Submarines operated 24 hours a day and crew members are berthed in "hot racks",
which means that crew members share each bed between shifts. The cramped Captain's Cabin is one of the more spacious areas.
The control room is all business. The Christmas Tree
displays green and red lights indicating that everything is
safe to dive. The various valve handles control trim and ballast tanks. The large wheels on the right control the diving planes. Depth
meters diving angle meters are flanked by numerous valves and controls used to dive or surface the ship.
The conning tower is accessed by climbing a ladder up through a narrow passageway.
The conning tower is where the periscope is located. All of the controls for firing the
torpedoes is found here.
The forward engine room contains two 1600 HP Fairbanks-Morse diesel engines which operate generators to power the electric
motors that drive the propellers while on the surface.
There is a pair of engines in the aft engine room as well. One of these engines has been cut open to display its
crankshaft. The engine is not upside down but has two pistons in each cylinder with one crankshaft at top and another
at the bottom. It uses ports instead of valves and is a very simple and reliable engine. Parts are still available today.
The various transmission and throttle controls in the aft engine room control the
speed and direction of the propellers. The
electric motors can run off of battery power when submerged and in silent mode.
The aft torpedo room holds four tubes. Torpedoes are moved from
their racks to the tubes via block and tackle.
Torpedo tubes use air pressure to launch the torpedoes so that they can begin their run to the target.

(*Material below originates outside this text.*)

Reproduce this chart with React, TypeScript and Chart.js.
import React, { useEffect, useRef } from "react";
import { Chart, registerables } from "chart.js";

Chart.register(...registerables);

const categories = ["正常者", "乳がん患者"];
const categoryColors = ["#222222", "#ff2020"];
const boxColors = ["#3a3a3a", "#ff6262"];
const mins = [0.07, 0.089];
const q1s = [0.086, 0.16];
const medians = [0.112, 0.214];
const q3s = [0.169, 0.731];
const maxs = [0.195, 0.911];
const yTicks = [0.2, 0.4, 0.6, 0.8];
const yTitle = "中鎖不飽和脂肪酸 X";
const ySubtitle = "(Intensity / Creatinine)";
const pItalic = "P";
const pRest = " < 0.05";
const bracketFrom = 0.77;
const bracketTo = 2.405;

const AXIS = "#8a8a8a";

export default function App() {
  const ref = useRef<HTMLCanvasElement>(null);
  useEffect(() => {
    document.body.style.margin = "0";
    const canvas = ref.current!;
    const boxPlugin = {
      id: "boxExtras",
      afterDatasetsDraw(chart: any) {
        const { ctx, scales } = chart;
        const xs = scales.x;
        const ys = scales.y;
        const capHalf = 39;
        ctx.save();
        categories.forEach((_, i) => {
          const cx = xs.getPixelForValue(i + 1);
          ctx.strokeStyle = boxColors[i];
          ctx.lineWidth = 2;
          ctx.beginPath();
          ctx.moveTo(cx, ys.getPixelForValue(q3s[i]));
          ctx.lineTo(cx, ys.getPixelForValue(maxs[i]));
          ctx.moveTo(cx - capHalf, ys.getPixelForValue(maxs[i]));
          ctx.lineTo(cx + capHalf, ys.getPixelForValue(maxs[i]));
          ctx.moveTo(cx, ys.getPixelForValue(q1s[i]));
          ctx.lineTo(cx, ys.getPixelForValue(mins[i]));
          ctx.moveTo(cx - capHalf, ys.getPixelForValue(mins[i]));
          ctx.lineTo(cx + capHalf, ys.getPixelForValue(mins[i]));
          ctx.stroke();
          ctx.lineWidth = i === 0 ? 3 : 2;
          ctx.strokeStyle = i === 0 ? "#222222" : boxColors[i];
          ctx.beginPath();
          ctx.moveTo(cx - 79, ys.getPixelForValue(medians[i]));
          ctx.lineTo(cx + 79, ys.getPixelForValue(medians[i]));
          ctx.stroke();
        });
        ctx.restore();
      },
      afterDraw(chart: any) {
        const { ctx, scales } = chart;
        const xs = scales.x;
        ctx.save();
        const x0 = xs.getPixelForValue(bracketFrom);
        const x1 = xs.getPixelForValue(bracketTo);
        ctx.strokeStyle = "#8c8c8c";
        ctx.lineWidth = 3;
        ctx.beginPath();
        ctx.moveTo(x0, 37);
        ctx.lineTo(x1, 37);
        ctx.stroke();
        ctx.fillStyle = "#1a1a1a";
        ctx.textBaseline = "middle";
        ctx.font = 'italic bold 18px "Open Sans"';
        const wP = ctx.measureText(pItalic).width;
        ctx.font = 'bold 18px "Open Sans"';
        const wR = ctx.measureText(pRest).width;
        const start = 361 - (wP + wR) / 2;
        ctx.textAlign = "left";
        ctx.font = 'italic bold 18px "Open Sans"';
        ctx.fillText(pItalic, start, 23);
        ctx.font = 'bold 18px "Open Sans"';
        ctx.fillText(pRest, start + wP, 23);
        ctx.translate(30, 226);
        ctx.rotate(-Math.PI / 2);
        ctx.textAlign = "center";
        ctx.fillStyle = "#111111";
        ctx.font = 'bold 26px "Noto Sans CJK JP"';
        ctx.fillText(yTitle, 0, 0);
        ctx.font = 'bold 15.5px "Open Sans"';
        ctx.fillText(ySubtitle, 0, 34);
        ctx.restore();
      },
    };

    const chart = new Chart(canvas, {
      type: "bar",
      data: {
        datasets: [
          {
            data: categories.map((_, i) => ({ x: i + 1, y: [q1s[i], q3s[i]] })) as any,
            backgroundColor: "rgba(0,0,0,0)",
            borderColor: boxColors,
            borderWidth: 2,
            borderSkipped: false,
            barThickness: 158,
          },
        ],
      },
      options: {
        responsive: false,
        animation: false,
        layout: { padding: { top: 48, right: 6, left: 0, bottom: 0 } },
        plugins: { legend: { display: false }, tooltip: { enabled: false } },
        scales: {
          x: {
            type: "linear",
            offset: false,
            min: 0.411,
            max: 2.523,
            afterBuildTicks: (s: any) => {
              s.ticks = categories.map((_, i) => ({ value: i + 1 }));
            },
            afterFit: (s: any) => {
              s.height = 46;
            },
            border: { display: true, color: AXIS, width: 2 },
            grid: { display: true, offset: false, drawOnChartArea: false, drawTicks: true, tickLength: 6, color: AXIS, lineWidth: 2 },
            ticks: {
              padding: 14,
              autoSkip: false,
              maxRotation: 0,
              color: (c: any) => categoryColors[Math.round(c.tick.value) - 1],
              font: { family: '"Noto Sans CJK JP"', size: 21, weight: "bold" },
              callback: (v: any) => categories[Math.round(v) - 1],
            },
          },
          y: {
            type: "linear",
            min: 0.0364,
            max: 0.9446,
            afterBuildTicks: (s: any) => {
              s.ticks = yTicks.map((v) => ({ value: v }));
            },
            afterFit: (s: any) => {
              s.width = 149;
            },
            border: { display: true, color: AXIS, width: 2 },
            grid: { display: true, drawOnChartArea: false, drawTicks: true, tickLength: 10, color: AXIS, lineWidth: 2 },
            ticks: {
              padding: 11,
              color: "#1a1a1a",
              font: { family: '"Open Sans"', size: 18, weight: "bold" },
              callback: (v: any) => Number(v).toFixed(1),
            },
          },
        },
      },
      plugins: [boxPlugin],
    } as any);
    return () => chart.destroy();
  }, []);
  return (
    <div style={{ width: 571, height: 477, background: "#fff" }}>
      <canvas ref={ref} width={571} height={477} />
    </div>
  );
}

The USS Drum is an excellent example of the type of submarine that the U.S. used during World War II. The
diesel-electric subs of the Gato class made up the backbone of the Navy's Silent Service. Many were lost during the war and surviving
boats were scrapped. The USS Drum is now the oldest remaining submarine in the world and it's continuing restoration efforts, supported
by a group of former submarine vets, offer a glimpse into what life under the seas was like at that time.